[Image of Sue Straight from San Francisco Chronicle wine judge Website.]

Most of us know her as a wine writer, wine judge, a singer in her funky, down home bands, and a friend. But, when I first met Sue (over 20 years ago), she was working at Lambert Bridge Winery, with consumers on their direct sales purchases from the tasting room… The rest of her titles round her out. Her true expertise is knowing how to present wine to consumers and the trade, since she’s also been on the road presenting wine to on and off premise accounts… All, in order to actualize sales, increasing someone else’s bottom line.

Tomorrow, I’m writing about Sue Straight, the wine industry’s Renaissance Woman… But today, this story is exclusively about Sue Straight, the wine writer we affectionately know as Sue, The Wine Wench…

[Q] Many wine writers also have a day job. If wine isn’t your job, what is and for whom?

[SUE] I live a wine-drenched life. I’ve had a day job in the wine industry since 1982. I just launched my wine industry consulting business, as a direct to consumer (DTC) Wine Coach.

[Q] When did you start writing about wine?

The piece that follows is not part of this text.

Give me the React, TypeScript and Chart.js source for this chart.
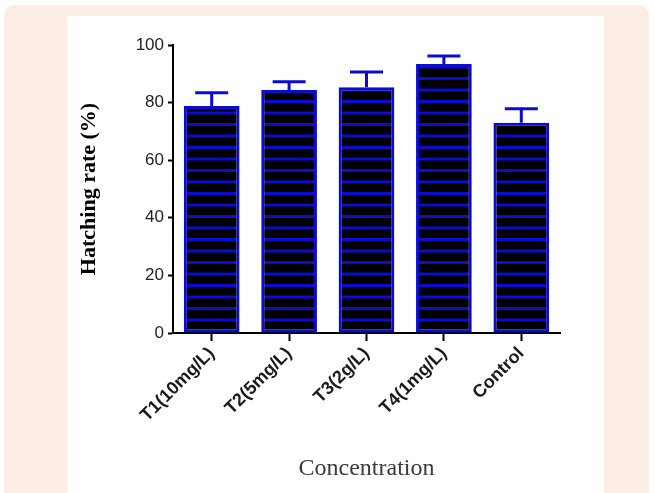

[SUE] I’ve been writing about wine since 1982, but it was as a winery employee – I wrote newsletters and POS materials for whichever winery I was working for. (I’ve worked for a few over the years.) My first professional writing gig started in 2005. I was working at Limerick Lane Cellars and met someone from the San Diego Union Tribune. She asked me to create and provide weekly content for their online wine guide, which I did for five years until the company was sold. I started writing for Wine Country This Week Magazine in 2006, and am still providing content for them on a regular basis.

[Q] What prompted you to start writing about wine?

[SUE] Wine tasting and judging is unabashedly sensual. That’s why I love it. I revel in the aromas and flavors that the alchemy of nature and science has gifted us with. When I taste an excellent wine, I am as happy as a dog, rolling on its back in the fresh grass, tongue lolling, paws in the air. I pick up a glass and taste a wine. I see a spectrum of aromas and flavors that are almost colors: bright yellow for the juicy acidity of a Sauvignon Blanc, lime green for the floral notes of a Viognier, gold for the rich, buttery ripeness of a Chardonnay, satiny red for the sexy texture of Pinot Noir, velvety magenta for a mouthful of spicy, sassy Zinfandel. I just freakin’ love it, OK?

[Q] What aspect(s) of wine do you most enjoy covering?

[SUE] Tasting, judging, education, and food pairing.

[Q] How has your job changed since you’ve started? It’s really been “evolve or die.”

[SUE] The wine industry is ever changing – there are new technologies, marketing methods and philosophies that are constantly popping up. The wine industry has always been highly desirable for career changers and retired folks and it is even more so now. Add the wine business programs that are churning out eager young graduates with letters after their names and my beloved chosen field is even more competitive.

[Q] What’s the most memorable wine you’ve ever tasted?

[SUE] 1971 Dom Perignon. On my 21st birthday, my husband, some friends and I drank a magnum of it in a lifeguard tower on Venice beach as we watched the sun set into the Pacific Ocean.

[Q] What’s your favorite variety?

[SUE] Pinot Noir. My favorite white wine is Riesling.

[Q] Do you believe that there are better quality, lower priced wines today, than in past vintages?

[SUE] Definitely!

[Q] What’s your favorite innovation in the wine industry over the past few years?

[SUE] Social Media. It’s really changed how wine is marketed… Mostly now direct to consumer.

[Q] What’s your favorite food and wine pairing?

[SUE] Pinot Noir and wild salmon or Riesling and sushi.

[Q] What are your interests outside of the wine business?

[SUE] Playing and writing music – I’m a singer/songwriter/harmonica player, cooking, walking, reading, spending time with friends and family and traveling.

[Q] Who inspires you (wine business or outside of it, doesn’t matter)?

[SUE] My wine mentor is Carol Shelton – she’s the first person (winemaker) to notice that I had a palate and she got me into wine judging many years ago. She is still a dear friend. My musical mentor is Etta James – she was big, sassy and sexy and her voice was like warm caramel. Jo Diaz is actually quite an inspiration, as well – I’ve watched her work really hard through the years and am excited to see her success. She has also been a wonderful friend and mentor to me.

[DISCLAIMER: I didn’t coach this from her…]

[Q] For what would you like to be remembered?

[SUE] I would like to be remembered for being a good friend, sister and mom; and, my passion, integrity, harmonica playing and wacky sense of humor.